To celebrate our engagement, we took a short vacation. On our first night as an engaged couple, we both had a realization that would change the game. We thought to ourselves,
IF WE WERE GOING TO DO THIS THING, WE WERE GOING TO DO IT OUR WAY.
So began our wedding mania. Woah there. Didn’t I start this thing talking about how I was essentially Julia Stiles in the teen angst movie 10 Things I Hate About You? What happened to that girl?
What did happen was reality. It started with me fighting for my small, unconventional wedding. I wanted immediate family only for an outdoor picnic. But my immediate family was a little bit more than just mom, dad, brother, and sister. And in the spirit of family and fairness, it meant inviting the same people on my husband’s much, much larger family side. In our first draft alone, we counted nearly 200 guests. (We eventually pared this down to a more manageable 150.)
I started hunting for a place that could accommodate our crowd on a budget. But the average wedding costs here in Chicago hover around $50,934, according to the Knot.
Even in the suburbs, we were still looking at $25 to $30,000 for a “budget wedding.”
So we did the only thing we could do. We made it work, coming in at the high end of our “budget” nuptials at $30,000.
To be honest, I’m not sure how we came to that number. I think it was just where we both ended up feeling comfortable. Even though we were solid on our finances, jobs, and saving and spending habits until then, we knew it would still take some time to raise that amount in cash. So we gave ourselves 21 months to come up with our wedding costs. Twenty-one months to make this right.
We cut out eating at restaurants every weekend. We stopped traveling as much, and we both used our car less.
FOR A YEAR, I DIDN’T SHOP FOR ANYTHING THAT WASN’T WEDDING-RELATED, AND MY HUSBAND TOOK A FEW ODD JOBS HERE AND THERE
We tried to be as frugal as possible with our vendors, too. We cut things like flowers and expensive centerpieces. Instead of a big boutique, I went to a cheap bridal salon. Similarly, my husband wore a suit from Macy’s. We even stocked our open bar with liquor from a discount store.
On that September evening in 2013, I walked down that aisle I once swore to avoid. I wore a white wedding dress I used to make fun of, and said vows that I thought were an imposition. But as I spoke those “I dos,” watched my friends tear up giving their toasts, and danced to just about every song, I didn’t have one ounce of regret or longing to be that girl at the courthouse.

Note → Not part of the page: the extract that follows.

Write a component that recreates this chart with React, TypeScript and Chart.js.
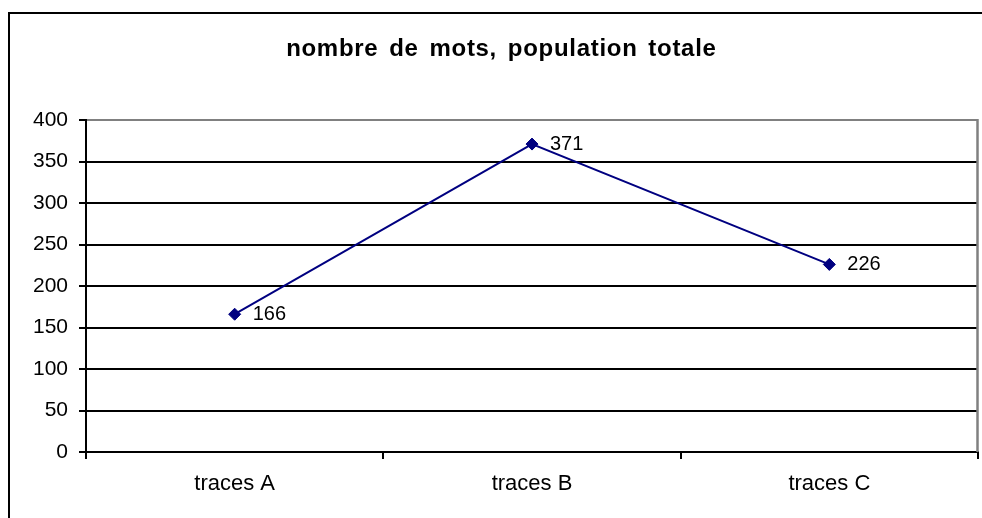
import React, { useEffect, useRef } from "react";
import { Chart, registerables } from "chart.js";

Chart.register(...registerables);

const TITLE = "nombre de mots, population totale";
const categories = ["traces A", "traces B", "traces C"];
const values = [166, 371, 226];
const yMin = 0;
const yMax = 400;
const yStep = 50;

const FONT = "'Liberation Sans', Arial, sans-serif";

const framePlugin = {
  id: "frame",
  beforeDraw(chart: any) {
    const ctx = chart.ctx;
    ctx.save();
    ctx.fillStyle = "#ffffff";
    ctx.fillRect(0, 0, chart.width, chart.height);
    ctx.strokeStyle = "#000000";
    ctx.lineWidth = 2;
    ctx.beginPath();
    ctx.moveTo(9, chart.height + 10);
    ctx.lineTo(9, 13);
    ctx.lineTo(chart.width + 10, 13);
    ctx.stroke();
    // title
    ctx.font = `bold 24px ${FONT}`;
    ctx.fillStyle = "#000000";
    ctx.textAlign = "center";
    ctx.textBaseline = "alphabetic";
    const spacing = 0.7;
    try {
      (ctx as any).letterSpacing = `${spacing}px`;
      (ctx as any).wordSpacing = "3.5px";
    } catch (e) {}
    ctx.fillText(TITLE, 501 + spacing / 2, 56);
    ctx.restore();
  },
  afterDraw(chart: any) {
    const { ctx, chartArea } = chart;
    ctx.save();
    ctx.strokeStyle = "#808080";
    ctx.lineWidth = 2.5;
    ctx.beginPath();
    ctx.moveTo(chartArea.right - 0.5, chartArea.top - 1);
    ctx.lineTo(chartArea.right - 0.5, chartArea.bottom);
    ctx.stroke();
    ctx.restore();
  },
};

const labelPlugin = {
  id: "valueLabels",
  afterDatasetsDraw(chart: any) {
    const ctx = chart.ctx;
    const meta = chart.getDatasetMeta(0);
    ctx.save();
    ctx.font = `20px ${FONT}`;
    ctx.fillStyle = "#000000";
    ctx.textAlign = "left";
    ctx.textBaseline = "middle";
    meta.data.forEach((pt: any, i: number) => {
      ctx.fillText(String(values[i]), pt.x + 18, pt.y + 0.5);
    });
    ctx.restore();
  },
};

export default function App() {
  const ref = useRef<HTMLCanvasElement>(null);
  useEffect(() => {
    if (!ref.current) return;
    Chart.defaults.font.family = FONT;
    Chart.defaults.color = "#000000";
    const chart = new Chart(ref.current, {
      type: "line",
      data: {
        labels: categories,
        datasets: [
          {
            data: values,
            borderColor: "#000080",
            borderWidth: 2,
            backgroundColor: "#000080",
            pointStyle: "rectRot",
            pointRadius: 6,
            pointBorderWidth: 1,
            pointBackgroundColor: "#000080",
            pointBorderColor: "#000080",
            tension: 0,
          },
        ],
      },
      options: {
        responsive: false,
        animation: false,
        layout: { autoPadding: false, padding: { left: 24, right: 4, top: 120, bottom: 0 } },
        plugins: {
          legend: { display: false },
          tooltip: { enabled: false },
          title: { display: false },
        },
        scales: {
          x: {
            type: "category",
            offset: true,
            grid: {
              offset: true,
              drawOnChartArea: false,
              drawTicks: true,
              tickLength: 7,
              tickColor: "#000000",
              tickWidth: 2,
              color: "#000000",
              lineWidth: 2,
            },
            border: { display: true, color: "#000000", width: 2 },
            ticks: { font: { size: 22, family: FONT }, color: "#000000", padding: 12, maxRotation: 0 },
            afterFit(scale: any) {
              scale.height = 66;
            },
          },
          y: {
            min: yMin,
            max: yMax,
            ticks: { stepSize: yStep, font: { size: 21, family: FONT }, color: "#000000", padding: 11 },
            grid: {
              color: (c: any) => (c.tick && c.tick.value === yMax ? "#808080" : "#000000"),
              lineWidth: 2,
              tickLength: 7,
              tickColor: "#000000",
              tickWidth: 2,
            },
            border: { display: true, color: "#000000", width: 2 },
            afterFit(scale: any) {
              scale.width = 62;
            },
          },
        },
      },
      plugins: [framePlugin, labelPlugin],
    });
    return () => chart.destroy();
  }, []);
  return (
    <div style={{ position: "absolute", left: 0, top: 0, width: 982, height: 518 }}>
      <canvas ref={ref} width={982} height={518} style={{ display: "block" }} />
    </div>
  );
}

Now that I write about personal finance – and specifically about getting out from under my own debt – I am always asked about my wedding costs and whether I would do it differently. The answer is a solid, “No.”
In the personal finance world – and even here on CentSai – there’s emphasis on “less stuff, more memories.” My $30,000 budget (all paid in cash, no debt taken out, and nothing borrowed or given from our parents) may seem insane to some for just one day. But it bought a lifetime of memories with the people we love, in a time and place we will cherish forever.